# Entries supplied start

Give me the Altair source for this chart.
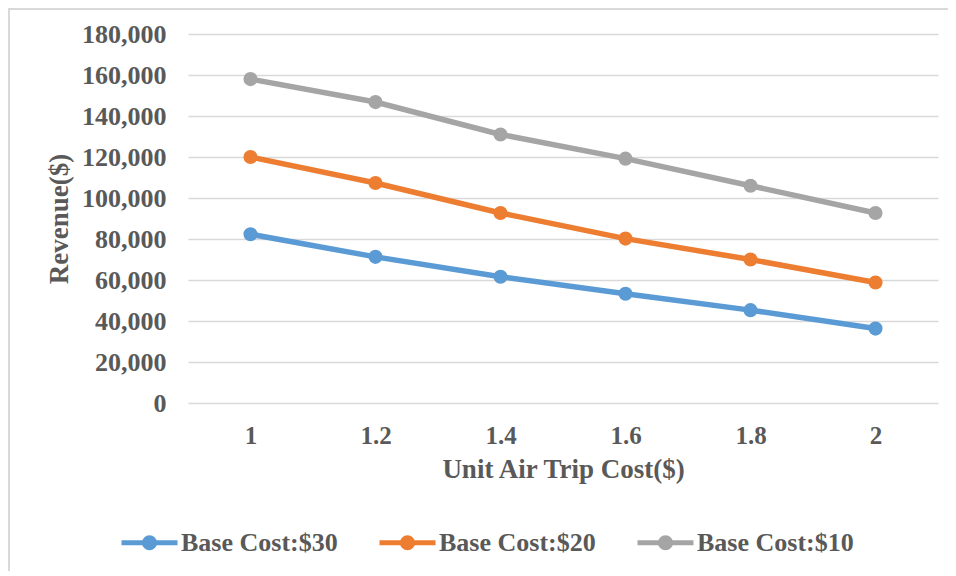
import altair as alt
import pandas as pd

# Data
unit_cost = ["1", "1.2", "1.4", "1.6", "1.8", "2"]
series_names = ["Base Cost:$30", "Base Cost:$20", "Base Cost:$10"]
base30 = [82300, 71300, 61600, 53300, 45300, 36300]
base20 = [120000, 107300, 92700, 80200, 70000, 58800]
base10 = [158000, 146800, 131000, 119200, 106000, 92700]
colors = ["#5B9BD5", "#ED7D31", "#A5A5A5"]
y_ticks = list(range(0, 180001, 20000))

rows = []
for name, vals in zip(series_names, [base30, base20, base10]):
    for xv, yv in zip(unit_cost, vals):
        rows.append({"cost": xv, "revenue": yv, "series": name})
df = pd.DataFrame(rows)

FONT = "Liberation Serif"
TXT = "#595959"
GRID = "#D9D9D9"

x_enc = alt.X(
    "cost:O",
    sort=unit_cost,
    scale=alt.Scale(type="point", padding=0.5),
    axis=alt.Axis(
        title="Unit Air Trip Cost($)",
        labelAngle=0,
        domain=False,
        ticks=False,
        grid=False,
        labelPadding=20,
        titlePadding=8,
        labelFont=FONT, labelFontSize=25, labelFontWeight="bold", labelColor=TXT,
        titleFont=FONT, titleFontSize=27, titleFontWeight="bold", titleColor=TXT,
    ),
)
y_enc = alt.Y(
    "revenue:Q",
    scale=alt.Scale(domain=[0, 180000], nice=False),
    axis=alt.Axis(
        title="Revenue($)",
        values=y_ticks,
        format=",.0f",
        domain=False,
        ticks=False,
        grid=True,
        gridColor=GRID,
        gridWidth=1.5,
        labelPadding=22,
        titlePadding=8,
        labelFont=FONT, labelFontSize=26, labelFontWeight="bold", labelColor=TXT,
        titleFont=FONT, titleFontSize=27, titleFontWeight="bold", titleColor=TXT,
    ),
)
color_enc = alt.Color(
    "series:N",
    scale=alt.Scale(domain=series_names, range=colors),
    legend=alt.Legend(title=None),
)

base = alt.Chart(df).encode(x=x_enc, y=y_enc, color=color_enc)
lines = base.mark_line(strokeWidth=5.5)
points = base.mark_point(filled=True, size=200, opacity=1)

frame_left = alt.Chart(df).mark_rule(color=GRID, strokeWidth=2).encode(
    x=alt.value(-179), y=alt.value(-26), y2=alt.value(560)
)
frame_top = alt.Chart(df).mark_rule(color=GRID, strokeWidth=2).encode(
    x=alt.value(-179), x2=alt.value(770), y=alt.value(-25)
)

chart = (
    alt.layer(frame_left, frame_top, lines, points)
    .properties(
        width=750,
        height=369,
        autosize=alt.AutoSizeParams(type="none"),
        padding={"left": 180, "top": 26, "right": 10, "bottom": 168},
        background="white",
    )
    .configure_view(stroke=None)
    .configure_legend(
        orient="none",
        legendX=-69,
        legendY=478,
        direction="horizontal",
        symbolType="M-1,0H1M-0.18,0A0.18,0.18,0,1,0,0.18,0A0.18,0.18,0,1,0,-0.18,0Z",
        symbolSize=3136,
        symbolStrokeWidth=5,
        labelOffset=1,
        columnPadding=31,
        labelFont=FONT,
        labelFontSize=26,
        labelFontWeight="bold",
        labelColor=TXT,
    )
)

chart.save("out.html", embed_options={"renderer": "svg", "actions": False})
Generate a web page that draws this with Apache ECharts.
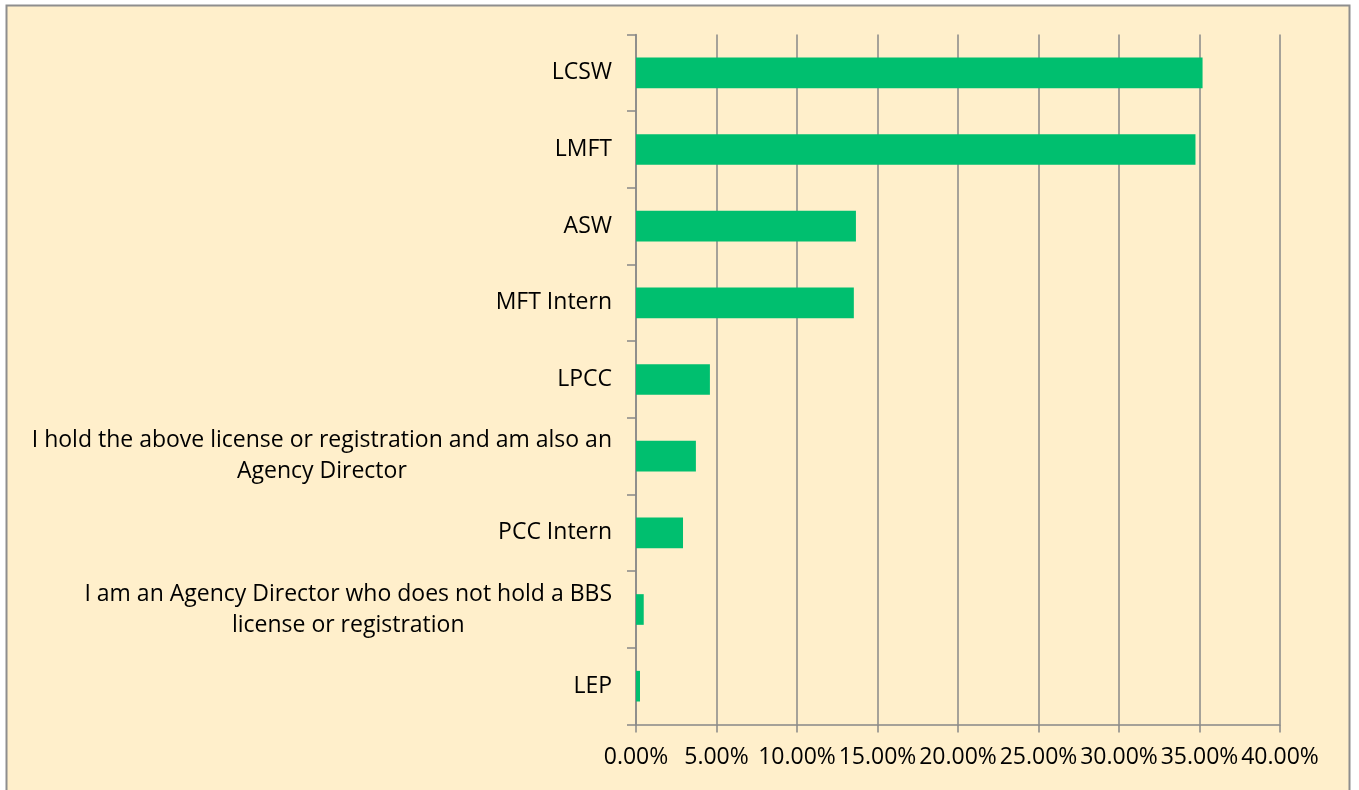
<!DOCTYPE html>
<html>
<head>
<meta charset="utf-8">
<script src="https://cdn.jsdelivr.net/npm/echarts@6/dist/echarts.min.js"></script>
<style>
  html, body { margin: 0; padding: 0; background: #ffffff; }
  #main { width: 1359px; height: 790px; }
</style>
</head>
<body>
<div id="main"></div>
<script>
  // categories, top to bottom
  var categories = [
    'LCSW',
    'LMFT',
    'ASW',
    'MFT Intern',
    'LPCC',
    'I hold the above license or registration and am also an\nAgency Director',
    'PCC Intern',
    'I am an Agency Director who does not hold a BBS\nlicense or registration',
    'LEP'
  ];
  // share of respondents, percent
  var shares = [35.19, 34.75, 13.66, 13.53, 4.59, 3.72, 2.92, 0.48, 0.25];
  var xTicks = [0, 5, 10, 15, 20, 25, 30, 35, 40];

  var gray = '#888888';
  var myChart = echarts.init(document.getElementById('main'));

  var option = {
    backgroundColor: '#ffffff',
    animation: false,
    graphic: [{
      type: 'rect',
      z: -10,
      shape: { x: 6.5, y: 5.5, width: 1343, height: 800 },
      style: { fill: '#FFEFCB', stroke: '#8e8e8e', lineWidth: 2 }
    }],
    grid: { left: 636, right: 79, top: 34.5, bottom: 65.5 },
    xAxis: {
      type: 'value',
      min: xTicks[0],
      max: xTicks[xTicks.length - 1],
      interval: 5,
      axisLine: { show: true, lineStyle: { color: gray, width: 1.5 } },
      axisTick: { show: true, length: 8, lineStyle: { color: gray, width: 1.5 } },
      splitLine: { show: true, lineStyle: { color: gray, width: 1.5 } },
      axisLabel: {
        margin: 21,
        color: '#000',
        fontFamily: 'Open Sans',
        fontSize: 23,
        formatter: function (v) { return v.toFixed(2) + '%'; }
      }
    },
    yAxis: {
      type: 'category',
      inverse: true,
      data: categories,
      axisLine: { show: true, lineStyle: { color: gray, width: 1.5 } },
      axisTick: { show: true, length: 9, lineStyle: { color: gray, width: 1.5 } },
      axisLabel: {
        margin: 24,
        color: '#000',
        fontFamily: 'Open Sans',
        fontSize: 23,
        lineHeight: 31,
        formatter: function (v) {
          return v.split('\n').map(function (s) { return '{c|' + s + '}'; }).join('\n');
        },
        rich: {
          c: { align: 'center', fontFamily: 'Open Sans', fontSize: 23, lineHeight: 31, color: '#000' }
        }
      }
    },
    series: [{
      type: 'bar',
      data: shares,
      barCategoryGap: '60%',
      itemStyle: { color: '#00BF6F' }
    }]
  };
  myChart.setOption(option);
</script>
</body>
</html>
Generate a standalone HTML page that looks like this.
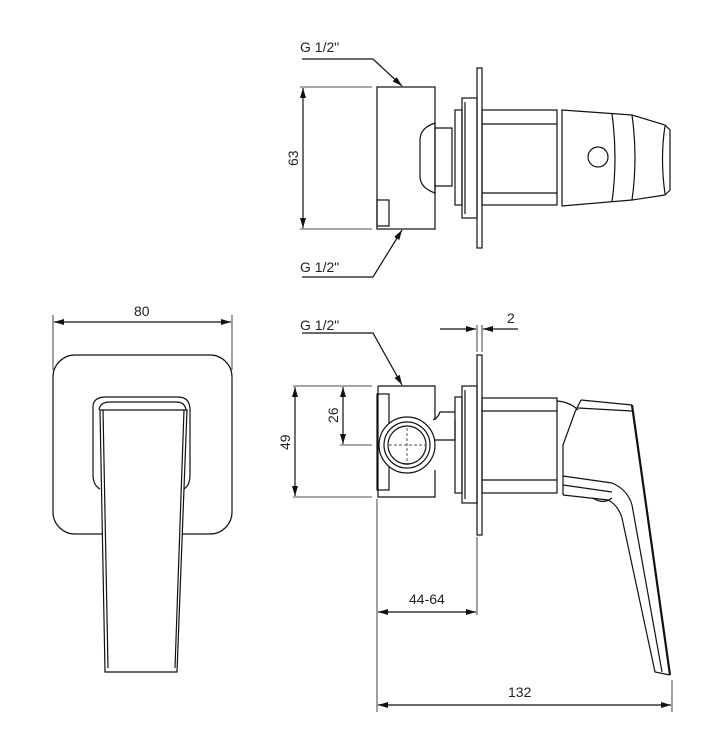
<!DOCTYPE html>
<html><head><meta charset="utf-8"><style>
html,body{margin:0;padding:0;background:#fff}
svg{display:block}
text{font-family:"Liberation Sans",sans-serif;font-size:14px;fill:#222}
</style></head><body>
<svg width="716" height="741" viewBox="0 0 716 741" xmlns="http://www.w3.org/2000/svg">
<defs>
<marker id="a" viewBox="0 0 10 6" refX="10" refY="3" markerWidth="10" markerHeight="6" orient="auto-start-reverse" markerUnits="userSpaceOnUse"><path d="M0,0 L10,3 L0,6 z" fill="#111"/></marker>
</defs>
<g fill="none" stroke="#111" stroke-width="1.2">
<!-- TOP VIEW -->
<text x="300" y="52" stroke="none" transform="scale(1,1)">G 1/2"</text>
<path d="M302 59 H373 L402 86" marker-end="url(#a)"/>
<rect x="377" y="87" width="58" height="142"/>
<rect x="377" y="200" width="12" height="26"/>
<path d="M300 87 H372 M300 229 H372" stroke-width="0.8"/>
<path d="M303 88 V228" marker-start="url(#a)" marker-end="url(#a)"/>
<text x="0" y="0" stroke="none" transform="translate(298,166) rotate(-90)">63</text>
<path d="M402 230 L373 277 H302" marker-start="url(#a)"/>
<text x="300" y="272" stroke="none">G 1/2"</text>
<path d="M435 123 Q420 128 420 140 V176 Q420 188 435 193 Z"/>
<path d="M435 128 H452 V186 H435"/>
<rect x="455" y="110" width="7" height="95"/>
<rect x="462" y="98" width="15" height="120"/>
<path d="M465 102 V214"/>
<rect x="477" y="68" width="5" height="180"/>
<rect x="482" y="110" width="75" height="95"/>
<path d="M482 124 H557 M482 193 H557"/>
<path d="M562 110 L632 115 L665 125 L670 130 V190 L665 195 L632 200 L562 206 Z"/>
<path d="M612 114 Q618 158 612 202 M632 115 Q638 158 632 200 M665 126 Q660 158 665 194"/>
<circle cx="598" cy="157" r="10"/>
<!-- FRONT VIEW -->
<path d="M53 315 V370 M232 315 V370" stroke-width="0.8"/>
<path d="M54 322 H231" marker-start="url(#a)" marker-end="url(#a)"/>
<text x="134" y="316" stroke="none">80</text>
<rect x="53" y="355" width="179" height="179" rx="22"/>
<path d="M100 489 Q93 485 93 475 V407 Q93 397 106 397 H178 Q190 397 190 410 V475 Q190 485 184 489" fill="#fff"/>
<path d="M99 410 Q100 402 110 402 H176 Q185 402 186 410"/>
<path d="M100 410 L105 672 H177 L187 410 Z" fill="#fff"/>
<path d="M103 410 L108 668 M184 410 L175 668"/>
<!-- SIDE VIEW -->
<text x="300" y="330" stroke="none">G 1/2"</text>
<path d="M302 333 H373 L402 385" marker-end="url(#a)"/>
<path d="M378 386 H435 V420 M378 386 V497 H389 M435 470 V497 H389" />
<rect x="377" y="394" width="12" height="96"/>
<path d="M293 386 H372 M293 497 H372 M340 445 H372" stroke-width="0.8"/>
<path d="M295 387 V496" marker-start="url(#a)" marker-end="url(#a)"/>
<path d="M343 387 V444" marker-start="url(#a)" marker-end="url(#a)"/>
<text x="0" y="0" stroke="none" transform="translate(290,450) rotate(-90)">49</text>
<text x="0" y="0" stroke="none" transform="translate(338,423) rotate(-90)">26</text>
<circle cx="407" cy="445" r="28" fill="#fff"/>
<circle cx="407" cy="445" r="23"/>
<circle cx="407" cy="445" r="19"/>
<path d="M389 445 H425 M407 428 V465" stroke-dasharray="3 2" stroke-width="0.7"/>
<path d="M433 420 Q438 418 440 412 H455 M435 440 H455 M455 420 V440"/>
<rect x="455" y="397" width="7" height="96"/>
<rect x="462" y="386" width="15" height="117"/>
<path d="M465 390 V499"/>
<rect x="477" y="355" width="5" height="180"/>
<path d="M477 325 V352 M482 325 V352" stroke-width="0.8"/>
<path d="M440 329 H476" marker-end="url(#a)"/>
<path d="M483 329 H518" marker-start="url(#a)"/>
<text x="507" y="323" stroke="none">2</text>
<rect x="482" y="398" width="75" height="95"/>
<path d="M482 411 H557 M482 480 H557"/>
<path d="M557 401 Q570 402 578 410"/>
<path d="M581 400 L632 405 M578 408 L632 411 M581 400 L575 412 L563 445 V495"/>
<path d="M632 405 L670 675" stroke-width="2.2"/>
<path d="M563 476 L612 483 Q628 490 632 505 L662 672 M563 485 L612 492 M563 495 L608 500 Q618 505 622 518 L655 672 L670 675"/>
<path d="M593 498 Q603 505 612 498"/>
<path d="M377 499 V712 M477 537 V615 M672 680 V712" stroke-width="0.8"/>
<path d="M378 612 H476" marker-start="url(#a)" marker-end="url(#a)"/>
<text x="409" y="604" stroke="none">44-64</text>
<path d="M378 705 H671" marker-start="url(#a)" marker-end="url(#a)"/>
<text x="508" y="697" stroke="none">132</text>
</g>
</svg>
</body></html>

# Entries supplied end

Short task — Filter lines by "that" and return each hit.

Worked solution —
Generate a web page that draws this with Apache ECharts.
Generate a standalone HTML page that looks like this.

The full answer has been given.